The proposal, backed by big database companies such as Reed Elsevier and
Thomson, would extend to databases the same kind of protection that
copyrighted works such as music, literature and movies currently enjoy.
Its supporters say that such protection is necessary to stop rivals from
extracting information from proprietary databases like Reed Elsevier's
LexisNexis service instead of going through the far more expensive process
of compiling it themselves.
...

"Proponents of the bill have yet to offer a convincing case that existing
federal and state laws, including federal copyright law, federal
antihacking prohibitions, and a variety of state contract and tort laws,
are insufficient to provide database producers with adequate protection,"

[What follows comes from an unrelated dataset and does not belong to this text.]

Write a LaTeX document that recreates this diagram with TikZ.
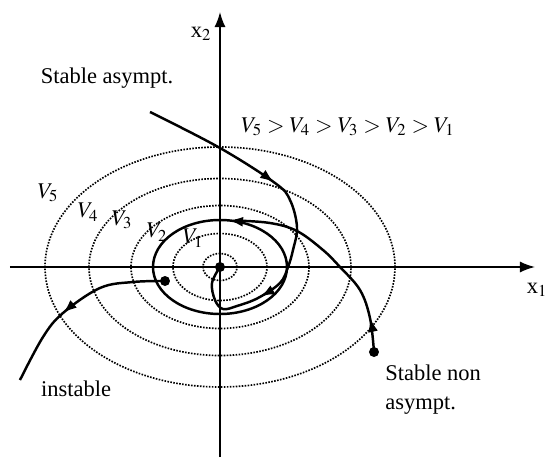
\documentclass[tikz,border=0pt]{standalone}
\usepackage{mathptmx}
\usepackage{fontspec}
\setmainfont{Liberation Serif}
\usetikzlibrary{arrows.meta,decorations.markings}

\begin{document}
\begin{tikzpicture}[x=1cm,y=1cm]
\tikzset{
  axis/.style={line width=0.9pt,-{Latex[length=3mm,width=2.2mm]}},
  level/.style={line width=0.95pt,dash pattern=on 0.9pt off 0.8pt},
  traj/.style={line width=1.4pt},
  flow/.style={postaction={decorate,decoration={markings,mark=at position #1 with {\arrow{Latex[length=2.8mm,width=2mm]}}}}},
  state/.style={circle,fill,inner sep=0pt,minimum size=2mm},
  lbl/.style={font=\fontsize{12.8}{16.5}\selectfont,inner sep=0pt}
}
\useasboundingbox (-4.4,-3.8) rectangle (6.5,5.34);
% level sets of V
\coordinate (o) at (0,0);
\foreach \rx/\ry in {0.34/0.27,0.94/0.67,1.78/1.23,2.62/1.77,3.5/2.4}
  \draw[level] (o) ellipse [x radius=\rx,y radius=\ry];
% axes
\coordinate (ax_w) at (-4.2,0);
\coordinate (ax_e) at (6.3,0);
\coordinate (ax_s) at (0,-3.8);
\coordinate (ax_n) at (0,5.1);
\draw[axis] (ax_w) -- (ax_e);
\draw[axis] (ax_s) -- (ax_n);
\node[lbl] (n_x1) at (6.34,-0.46) {x$_1$};
\node[lbl] (n_x2) at (-0.38,4.66) {x$_2$};
% states
\node[state] (n_c) at (o) {};
\node[state] (n_sn) at (3.08,-1.7) {};
\node[state] (n_in) at (-1.1,-0.28) {};
\coordinate (n_sa) at (-1.4,3.1);
% trajectories
\draw[traj,flow=0.39,flow=0.76] plot[smooth,tension=0.6] coordinates {(n_sa) (0,2.38) (1.1,1.68) (1.4,1.34) (1.54,0.8) (1.46,0.34) (1.36,0) (1.2,-0.32) (0.76,-0.62) (0.34,-0.78) (0.06,-0.84) (-0.1,-0.66) (-0.16,-0.32) (n_c.center)};
\draw[traj,flow=0.225] (n_c.center) ellipse [x radius=1.34,y radius=0.94];
\draw[traj,flow=0.16] plot[smooth,tension=0.6] coordinates {(n_sn.center) (3.0,-1.02) (2.8,-0.46) (2.4,0) (2.06,0.34) (1.54,0.72) (1.0,0.88) (0.3,0.93)};
\draw[traj,flow=0.58] plot[smooth,tension=0.6] coordinates {(n_in.center) (-1.74,-0.3) (-2.4,-0.42) (-3.14,-0.92) (-3.54,-1.4) (-4.0,-2.26)};
% labels
\foreach \i/\p in {5/{(-3.44,1.48)},4/{(-2.64,1.1)},3/{(-1.96,0.94)},2/{(-1.26,0.7)},1/{(-0.54,0.58)}}
  \node[lbl] (n_v\i) at \p {$V_\i$};
\node[lbl] (n_ineq) at (2.56,2.8) {\thickmuskip=4mu $V_5>V_4>V_3>V_2>V_1$};
\node[lbl] (n_tsa) at (-2.26,3.78) {Stable asympt.};
\node[lbl] (n_tin) at (-2.88,-2.44) {instable};
\node[lbl,anchor=west,align=left] (n_tsn) at (3.3,-2.46) {Stable non\\asympt.};
\end{tikzpicture}
\end{document}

the coalition said in a letter last week. "They have certainly failed to
demonstrate a problem that would justify the fundamental and
constitutionally suspect changes to our nation's information policy called
for in the legislation."
.....

The bill, backed by Rep. Howard Coble, R-N.C., also is controversial
because, critics say, it would sidestep a U.S. Supreme Court decision that
said facts could not be copyrighted.